In Occidente soffia una voglia di destra
Intervista di Giorgia Meloni rilasciata al giornale La Repubblica il 24 gennaio 2017
Alleanza lepenisti-Cinque stelle, dopo il voto. Maggioranza “nero-Grillo”: è un’eventualità che adesso in nome del fronte anti- Pd anche da destra non viene esclusa in via categorica. Giorgia Meloni sabato raduna in piazza a Roma i “sovranisti” italiani, a due passi dalle finestre di Palazzo Chigi (corteo dalle 14, poi comizio a Piazza San Silvestro alle 16). Lei e Salvini insieme per invocare elezioni, accelerare sulle primarie, mettere alle strette Berlusconi (che manda un paio dei suoi ma non va): “Con noi solo chi è coerente e non inciucia col Pd”.
State davvero pensando a un accordo dopo il voto per governare con Grillo?
“Intanto, sgombriamo il campo da un equivoco. Noi speriamo che ci sia una legge elettorale che non imponga scelte di questo tipo, ovvero delle alleanze forzate che portino a delle maggioranze artificiali. Vogliamo una riforma che preveda un premio di governabilità, per non trovarci di fronte a situazioni di questo tipo. Col proporzionale, in un sistema tripolare, ti potresti trovare dopo il voto a governare al fianco di gente del fronte opposto”.
Lei dice “opposto”. Eppure, a Roma i suoi elettori si sono spostati in blocco sulla Raggi.
“Ma quello era un ballottaggio, uno contro uno, e l’elettore di destra non voterebbe mai per il candidato di sinistra. Per noi sarebbe difficile un’intesa politica con loro, soprattutto se le posizioni rimanessero quelle di oggi”.
Ma se su Europa e immigrazione dite le stesse cose?

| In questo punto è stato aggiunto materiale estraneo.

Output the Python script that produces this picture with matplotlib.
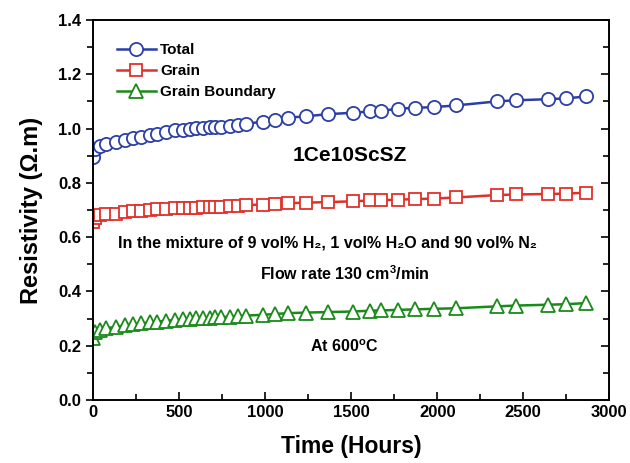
import numpy as np
import matplotlib
matplotlib.use("Agg")
import matplotlib.pyplot as plt
from matplotlib.ticker import MultipleLocator

plt.rcParams['font.family'] = ['Liberation Sans', 'DejaVu Sans']
plt.rcParams['font.weight'] = 'bold'
plt.rcParams['mathtext.fontset'] = 'custom'
plt.rcParams['mathtext.bf'] = 'Liberation Sans:bold'
plt.rcParams['mathtext.rm'] = 'Liberation Sans:bold'

# DATA
hours = [0, 12, 41, 76, 134, 186, 233, 279, 331, 372, 424, 477, 523, 564, 599,
         640, 680, 709, 744, 797, 843, 890, 988, 1058, 1134, 1238, 1366, 1512,
         1610, 1674, 1773, 1872, 1983, 2110, 2349, 2459, 2645, 2750, 2866]
total = [0.895, 0.925, 0.935, 0.944, 0.950, 0.958, 0.964, 0.970, 0.977, 0.981,
         0.987, 0.993, 0.996, 0.999, 1.001, 1.003, 1.005, 1.006, 1.006, 1.010,
         1.014, 1.018, 1.025, 1.033, 1.040, 1.045, 1.053, 1.058, 1.063, 1.065,
         1.073, 1.076, 1.079, 1.085, 1.100, 1.104, 1.108, 1.111, 1.118]
grain = [0.655, 0.672, 0.680, 0.684, 0.687, 0.692, 0.695, 0.697, 0.700, 0.702,
         0.704, 0.706, 0.707, 0.708, 0.709, 0.710, 0.711, 0.712, 0.712, 0.714,
         0.716, 0.718, 0.720, 0.723, 0.725, 0.727, 0.729, 0.732, 0.735, 0.736,
         0.738, 0.740, 0.742, 0.746, 0.755, 0.757, 0.759, 0.760, 0.764]
boundary = [0.228, 0.250, 0.258, 0.264, 0.270, 0.275, 0.279, 0.282, 0.286, 0.289,
            0.292, 0.295, 0.297, 0.299, 0.301, 0.302, 0.303, 0.304, 0.305, 0.307,
            0.309, 0.311, 0.314, 0.317, 0.320, 0.322, 0.324, 0.326, 0.329, 0.330,
            0.332, 0.334, 0.336, 0.338, 0.345, 0.348, 0.351, 0.353, 0.357]

fig = plt.figure(figsize=(6.3, 4.63), dpi=100)
ax = fig.add_axes([0.148, 0.136, 0.819, 0.821])

ax.plot(hours, total, '-o', color='#2b3fa6', mfc='white', mec='#2b3fa6',
        markersize=9.5, mew=1.3, lw=1.8, label='Total')
ax.plot(hours, grain, '-s', color='#e0302a', mfc='white', mec='#e0302a',
        markersize=8, mew=1.3, lw=1.8, label='Grain')
ax.plot(hours, boundary, '-^', color='#1a8a1a', mfc='white', mec='#1a8a1a',
        markersize=10, mew=1.3, lw=1.8, label='Grain Boundary')

ax.set_xlim(0, 3000)
ax.set_ylim(0, 1.4)
ax.xaxis.set_major_locator(MultipleLocator(500))
ax.xaxis.set_minor_locator(MultipleLocator(250))
ax.yaxis.set_major_locator(MultipleLocator(0.2))
ax.yaxis.set_minor_locator(MultipleLocator(0.1))
ax.yaxis.set_major_formatter(matplotlib.ticker.FormatStrFormatter('%.1f'))

ax.tick_params(axis='x', which='both', direction='in', top=False, labelsize=12)
ax.tick_params(axis='x', which='major', length=6, width=1.2)
ax.tick_params(axis='x', which='minor', length=4, width=1.2)
ax.tick_params(axis='y', which='both', direction='out', right=False, labelsize=12)
ax.tick_params(axis='y', which='major', length=5, width=1.2)
ax.tick_params(axis='y', which='minor', length=4, width=1.2)
# right spine ticks pointing inward
ax2 = ax.twinx()
ax2.set_ylim(0, 1.4)
ax2.yaxis.set_major_locator(MultipleLocator(0.2))
ax2.yaxis.set_minor_locator(MultipleLocator(0.1))
ax2.tick_params(axis='y', which='both', direction='in', labelright=False, width=1.2)
ax2.tick_params(axis='y', which='major', length=6)
ax2.tick_params(axis='y', which='minor', length=4)
for a in (ax, ax2):
    for s in a.spines.values():
        s.set_linewidth(1.2)

ax.set_xlabel('Time (Hours)', fontsize=16.5, fontweight='bold', labelpad=11)
ax.set_ylabel('Resistivity (\u03a9.m)', fontsize=17, fontweight='bold', labelpad=11)

ax.legend(loc='upper left', bbox_to_anchor=(0.02, 0.975), frameon=False,
          fontsize=11, handlelength=2.5, handletextpad=0.3, labelspacing=0.45)

ax.text(1491, 0.90, '1Ce10ScSZ', fontsize=15, fontweight='bold', ha='center', va='center')
ax.text(1360, 0.578, 'In the mixture of 9 vol% H\u2082, 1 vol% H\u2082O and 90 vol% N\u2082',
        fontsize=11.5, fontweight='bold', ha='center', va='center')
ax.text(1462, 0.467, r'Flow rate 130 cm$^{\mathbf{3}}$/min',
        fontsize=11.5, fontweight='bold', ha='center', va='center')
ax.text(1459, 0.196, r'At 600$^{\mathbf{o}}$C',
        fontsize=11.5, fontweight='bold', ha='center', va='center')

fig.savefig('out.png', dpi=100)
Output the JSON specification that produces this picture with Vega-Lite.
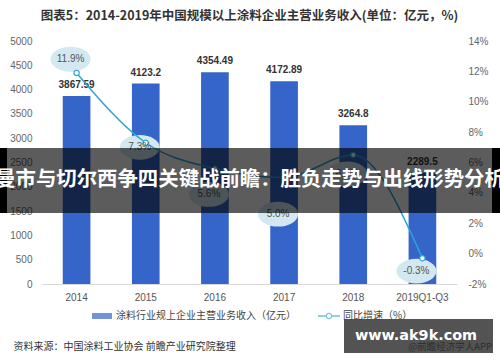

“No. Nel vero scontro aperto in Occidente tra chi sta col popolo e chi con le oligarchie, loro stanno di là. Sull’immigrazione hanno sempre votato col Pd, perfino nelle alleanze tentate a Bruxelles coi liberali di Alde, cioè con gli amici di Monti, loro sono con l’establishment”.
Alleanza difficile, dice. Dunque non impossibile.
“Posso dire che a queste condizioni oggi non la farei. Sono le guardie bianche del Palazzo, il bluff non durerà. Poi, per carità, tutti si possono ricredere, le condizioni possono mutare. Cercano di pescare consensi sul nostro terreno, ma gli italiani non si faranno ingannare”.
Cos’è la piazza di sabato, la versione italiana del meeting di Coblenza che ha messo insieme in Germania tutta la destra, da Salvini alla Le Pen?
“Mi piace pensare che sia la declinazione italiana di un vento che soffia in tutto l’Occidente. Diamo idee e corpo a chi vuole stare dalla parte del popolo. Poi, sa, destra e sinistra rischiano di essere ormai categorie della politica inadeguate a rappresentare questo tempo”.
E della vostra destra che ne è?
“Questo non vuol dire abdicare alla propria storia. Dobbiamo solo rispondere con spirito moderno alla domanda di sovranità e libertà. Ecco, la sovranità sarà il nuovo manifesto politico”.
Berlusconi manderà un paio dei suoi ma si tiene lontano. Le strade ormai si dividono?
“Le strade non si dividono, l’invito è stato fatto a tutti e alcuni dei loro ci saranno. Fi ha un’occasione in più per dire che vuole stare in questa metà campo e che gli inciuci non si fanno. Chi aderisce deve garantire coerenza”.
È mancata? Berlusconi flirta col governo Gentiloni?
“Sicuramente noi non abbiamo votato come Fi, per esempio sulle banche”.
Berlusconi non vuole le primarie, Salvini le propone già per l’8 o 9 aprile. Lei?
“Io addirittura il 5 marzo. Prima possibile. Sabato con Matteo diremo qualcosa in più, sarà una tappa importante”.
Marzo o aprile Berlusconi non sarà candidabile.
“Siamo certi che non sarà quello il problema, ha numerosi validi dirigenti. Non si può più imporre dall’alto, le scelte a tavolino non funzionano più”.
Avete taciuto su Antonio Tajani alla presidenza del Parlamento Ue.
“Creda, è stato meglio così. Dico solo una cosa: se la scelta è stata tra due italiani, evidentemente siamo molto affidabili in Europa per quell’establishment. E non è una buona notizia”.